● **What you will do**
Retype every line from the start of the data down to and including the line with "nonbbs_err = [0, 0.8, 4.6, 6.5, 15.0, 3.0, 16.2, 8.5]". Skip the pictures.

[START Data segment]

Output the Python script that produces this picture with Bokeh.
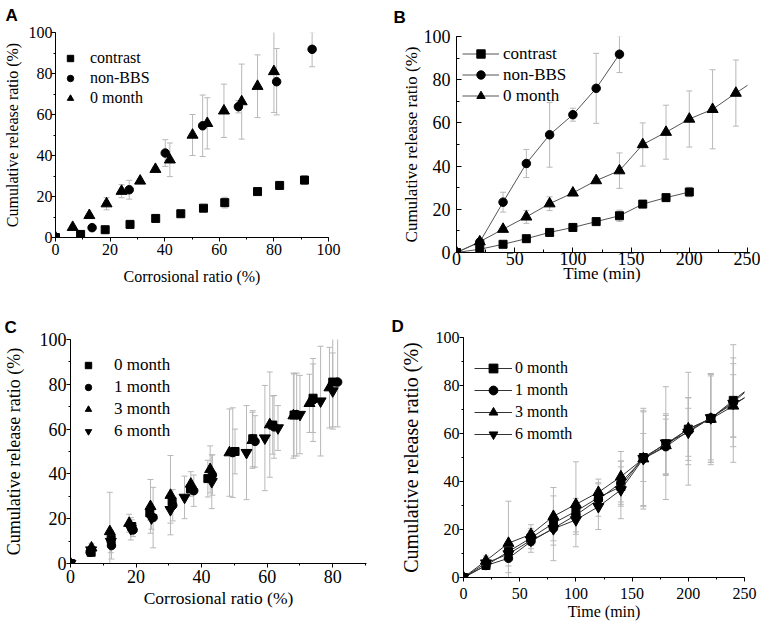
from bokeh.plotting import figure
from bokeh.models import Range1d, SingleIntervalTicker, Legend, LegendItem, ColumnDataSource, Title
from bokeh.layouts import column, row
from bokeh.embed import file_html
from bokeh.resources import INLINE

SERIF = "Liberation Serif"
SANS = "Liberation Sans"
ERR = "#b8b8b8"

# ---------------- data: panels A and B ----------------
contrast_t = [0, 20, 40, 60, 80, 100, 120, 140, 160, 180, 200]
contrast_cr = [0, 9.2, 18.2, 27.3, 36.7, 45.9, 54.2, 62.0, 74.0, 82.1, 91.2]
contrast_y = [0, 1.5, 3.8, 6.4, 9.3, 11.6, 14.3, 17.0, 22.4, 25.4, 28.0]
contrast_err = [0, 0.4, 0.5, 0.6, 0.7, 0.8, 1.0, 2.6, 1.0, 1.0, 2.2]

nonbbs_t = [0, 20, 40, 60, 80, 100, 120, 140]
nonbbs_cr = [0, 13.4, 27.0, 40.2, 53.9, 67.0, 81.0, 94.0]
nonbbs_y = [0, 4.8, 23.3, 41.2, 54.5, 63.8, 76.0, 91.8]
nonbbs_err = [0, 0.8, 4.6, 6.5, 15.0, 3.0, 16.2, 8.5]

# ---------------- data: panels C and D (storage months) ----------------
time_min = [0, 20, 40, 60, 80, 100, 120, 140, 160, 180, 200, 220, 240, 260]

month0_cr = [0, 6.3, 12.4, 18.7, 24.2, 31.0, 36.6, 41.9, 50.2, 55.6, 61.7, 68.2, 74.0, 80.0]
month0_y = [0, 5.0, 10.8, 16.5, 22.6, 27.6, 33.3, 37.9, 50.0, 55.7, 61.8, 66.3, 73.8, 81.0]
month0_err = [0, 0.6, 0.8, 3.0, 3.2, 1.0, 1.0, 8.2, 10.0, 12.5, 13.0, 18.3, 15.3, 20.0]

month1_cr = [0, 6.0, 12.5, 19.1, 25.2, 31.2, 37.6, 43.3, 49.5, 56.3, 62.1, 69.0, 74.0, 81.5]
month1_y = [0, 5.0, 8.0, 15.0, 20.5, 26.0, 32.5, 39.5, 49.5, 54.5, 61.0, 66.5, 73.0, 81.0]
month1_err = [0, 1.5, 6.0, 3.0, 13.5, 7.0, 7.0, 9.0, 20.0, 11.5, 14.0, 18.5, 18.5, 20.0]

month3_cr = [0, 6.4, 12.0, 17.9, 24.4, 30.5, 36.7, 42.6, 48.5, 55.5, 60.8, 68.0, 72.9, 79.0]
month3_y = [0, 7.0, 14.3, 18.0, 25.5, 30.5, 35.5, 42.0, 49.5, 55.0, 62.0, 66.0, 71.5, 78.5]
month3_err = [0, 2.0, 17.5, 4.0, 12.0, 17.7, 5.5, 10.5, 19.5, 12.5, 23.5, 19.0, 13.0, 18.0]

month6_cr = [0, 6.3, 12.3, 18.4, 24.7, 30.5, 34.8, 43.1, 53.7, 59.3, 63.3, 70.0, 76.3, 80.0]
month6_y = [0, 6.0, 9.8, 15.5, 20.3, 24.0, 29.5, 36.5, 49.5, 56.0, 60.5, 66.5, 72.5, 77.0]
month6_err = [0, 2.0, 5.0, 5.0, 5.0, 6.0, 9.5, 12.0, 21.0, 23.5, 10.0, 17.5, 24.5, 17.0]

labels_ab = ["contrast", "non-BBS", "0 month"]
labels_c = ["0 month", "1 month", "3 month", "6 month"]
labels_d = ["0 month", "1 month", "3 month", "6 momth"]
YLABEL = "Cumulative release ratio (%)"


def make_fig(width, height, bl, br, bt, bb, xr, letter, offset, standoff, valign):
    p = figure(width=width, height=height, x_range=Range1d(*xr), y_range=Range1d(0, 100),
               output_backend="svg", toolbar_location=None,
               min_border_left=bl, min_border_right=br, min_border_top=bt, min_border_bottom=bb)
    p.outline_line_color = None
    p.grid.visible = False
    p.title = Title(text=letter, align="left", offset=offset, standoff=standoff,
                    vertical_align=valign,
                    text_font=SANS, text_font_style="bold", text_font_size="17px",
                    text_color="black")
    return p


def style_axes(p, xint, yint, tick_fs, xt_fs, yt_fs, inward, xlabel,
               x_std, y_std, xl_std, yl_std):
    p.xaxis.ticker = SingleIntervalTicker(interval=xint, num_minor_ticks=2)
    p.yaxis.ticker = SingleIntervalTicker(interval=yint, num_minor_ticks=2)
    p.xaxis.axis_label = xlabel
    p.yaxis.axis_label = YLABEL
    for ax in (p.xaxis[0], p.yaxis[0]):
        ax.axis_line_color = "black"
        ax.axis_line_width = 1
        ax.major_tick_line_color = "black"
        ax.minor_tick_line_color = "black"
        if inward:
            ax.major_tick_in, ax.major_tick_out = 5, 0
            ax.minor_tick_in, ax.minor_tick_out = 3, 0
        else:
            ax.major_tick_in, ax.major_tick_out = 0, 4
            ax.minor_tick_in, ax.minor_tick_out = 0, 2
        ax.major_label_text_font = SERIF
        ax.major_label_text_font_size = tick_fs
        ax.major_label_text_color = "black"
        ax.axis_label_text_font = SERIF
        ax.axis_label_text_font_style = "normal"
        ax.axis_label_text_color = "black"
    p.xaxis.axis_label_text_font_size = xt_fs
    p.yaxis.axis_label_text_font_size = yt_fs
    p.xaxis.major_label_standoff = x_std
    p.yaxis.major_label_standoff = y_std
    p.xaxis.axis_label_standoff = xl_std
    p.yaxis.axis_label_standoff = yl_std


def errbars(p, xs, ys, es):
    bx, lo, hi = [], [], []
    for x, y, e in zip(xs, ys, es):
        if e > 0:
            bx.append(x)
            lo.append(y - e)
            hi.append(y + e)
    src = ColumnDataSource(dict(x=bx, lo=lo, hi=hi))
    p.segment(x0="x", y0="lo", x1="x", y1="hi", source=src, line_color=ERR, line_width=1)
    p.scatter(x="x", y="lo", source=src, marker="dash", size=6, line_color=ERR, line_width=1)
    p.scatter(x="x", y="hi", source=src, marker="dash", size=6, line_color=ERR, line_width=1)


MARK = {"square": 8, "circle": 8.5, "triangle": 11, "inverted_triangle": 11}


def points(p, xs, ys, marker):
    return p.scatter(xs, ys, marker=marker, size=MARK[marker], fill_color="black",
                     line_color="black")


def legend(p, items, loc, gw, gh, standoff, fs):
    lg = Legend(items=items, location=loc, glyph_width=gw, glyph_height=gh,
                label_height=gh, label_standoff=standoff, spacing=0, padding=0, margin=0,
                border_line_color=None, background_fill_alpha=0,
                label_text_font=SERIF, label_text_font_size=fs, label_text_color="black")
    p.add_layout(lg)


H1, H2 = 305, 321

# ---------------- Panel A ---------------- frame 31..237
pA = make_fig(380, H1, 52, 52, 31, 68, (0, 100), "A", -50, 11, "top")
style_axes(pA, 20, 20, "16px", "16px", "16px", False, "Corrosional ratio (%)", 2, -1, 10, 5)
errbars(pA, contrast_cr, contrast_y, contrast_err)
errbars(pA, nonbbs_cr, nonbbs_y, nonbbs_err)
errbars(pA, month0_cr, month0_y, month0_err)
a1 = points(pA, contrast_cr, contrast_y, "square")
a2 = points(pA, nonbbs_cr, nonbbs_y, "circle")
a3 = points(pA, month0_cr, month0_y, "triangle")
legend(pA, [LegendItem(label=labels_ab[0], renderers=[a1]),
            LegendItem(label=labels_ab[1], renderers=[a2]),
            LegendItem(label=labels_ab[2], renderers=[a3])],
       (7, 129), 16, 20, 12, "16px")

# ---------------- Panel B ---------------- frame 35..252
pB = make_fig(380, H1, 76, 13, 35, 53, (0, 250), "B", -63, 15, "top")
style_axes(pB, 50, 20, "18px", "17px", "17px", True, "Time (min)", -1, 6, -4, 0)
errbars(pB, contrast_t, contrast_y, contrast_err)
errbars(pB, nonbbs_t, nonbbs_y, nonbbs_err)
errbars(pB, time_min, month0_y, month0_err)
LC = "#555555"
bl1 = pB.line(contrast_t, contrast_y, line_color=LC, line_width=1)
bl2 = pB.line(nonbbs_t, nonbbs_y, line_color=LC, line_width=1)
bl3 = pB.line(time_min, month0_y, line_color=LC, line_width=1)
b1 = points(pB, contrast_t, contrast_y, "square")
b2 = points(pB, nonbbs_t, nonbbs_y, "circle")
b3 = points(pB, time_min, month0_y, "triangle")
legend(pB, [LegendItem(label=labels_ab[0], renderers=[bl1, b1]),
            LegendItem(label=labels_ab[1], renderers=[bl2, b2]),
            LegendItem(label=labels_ab[2], renderers=[bl3, b3])],
       (6, 146), 37, 21, 4, "17px")

# ---------------- Panel C ---------------- frame 339..563
pC = make_fig(380, H2, 68, 14, 34, 63, (0, 90.3), "C", -66, 5, "bottom")
style_axes(pC, 20, 20, "18px", "17.5px", "18px", False, "Corrosional ratio (%)", 2, 0, 2, 13)
series_c = [(month0_cr, month0_y, month0_err, "square"),
            (month1_cr, month1_y, month1_err, "circle"),
            (month3_cr, month3_y, month3_err, "triangle"),
            (month6_cr, month6_y, month6_err, "inverted_triangle")]
for xs, ys, es, m in series_c:
    errbars(pC, xs, ys, es)
items_c = []
for (xs, ys, es, m), lab in zip(series_c, labels_c):
    r = points(pC, xs, ys, m)
    items_c.append(LegendItem(label=lab, renderers=[r]))
legend(pC, items_c, (10, 121), 16, 22, 18, "17px")

# ---------------- Panel D ---------------- frame 337..577
pD = make_fig(380, H2, 83, 16, 32, 49, (0, 250), "D", -72, 3, "bottom")
style_axes(pD, 50, 20, "16px", "16px", "20px", False, "Time (min)", 6, 0, 1, 11)
series_d = [(month0_y, month0_err, "square"),
            (month1_y, month1_err, "circle"),
            (month3_y, month3_err, "triangle"),
            (month6_y, month6_err, "inverted_triangle")]
for ys, es, m in series_d:
    errbars(pD, time_min, ys, es)
items_d = []
for (ys, es, m), lab in zip(series_d, labels_d):
    ln = pD.line(time_min, ys, line_color="#333333", line_width=1)
    r = points(pD, time_min, ys, m)
    items_d.append(LegendItem(label=lab, renderers=[ln, r]))
legend(pD, items_d, (11, 132), 38, 22, 3, "16px")

# each plot wrapped in its own column so rows do not force-align the plot frames
layout = column(row(column(pA), column(pB)), row(column(pC), column(pD)))
open("out.html", "w").write(file_html(layout, INLINE))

[END Data segment]

● **Answer**
Output the Python script that produces this picture with Bokeh.
from bokeh.plotting import figure
from bokeh.models import Range1d, SingleIntervalTicker, Legend, LegendItem, ColumnDataSource, Title
from bokeh.layouts import column, row
from bokeh.embed import file_html
from bokeh.resources import INLINE

SERIF = "Liberation Serif"
SANS = "Liberation Sans"
ERR = "#b8b8b8"

# ---------------- data: panels A and B ----------------
contrast_t = [0, 20, 40, 60, 80, 100, 120, 140, 160, 180, 200]
contrast_cr = [0, 9.2, 18.2, 27.3, 36.7, 45.9, 54.2, 62.0, 74.0, 82.1, 91.2]
contrast_y = [0, 1.5, 3.8, 6.4, 9.3, 11.6, 14.3, 17.0, 22.4, 25.4, 28.0]
contrast_err = [0, 0.4, 0.5, 0.6, 0.7, 0.8, 1.0, 2.6, 1.0, 1.0, 2.2]

nonbbs_t = [0, 20, 40, 60, 80, 100, 120, 140]
nonbbs_cr = [0, 13.4, 27.0, 40.2, 53.9, 67.0, 81.0, 94.0]
nonbbs_y = [0, 4.8, 23.3, 41.2, 54.5, 63.8, 76.0, 91.8]
nonbbs_err = [0, 0.8, 4.6, 6.5, 15.0, 3.0, 16.2, 8.5]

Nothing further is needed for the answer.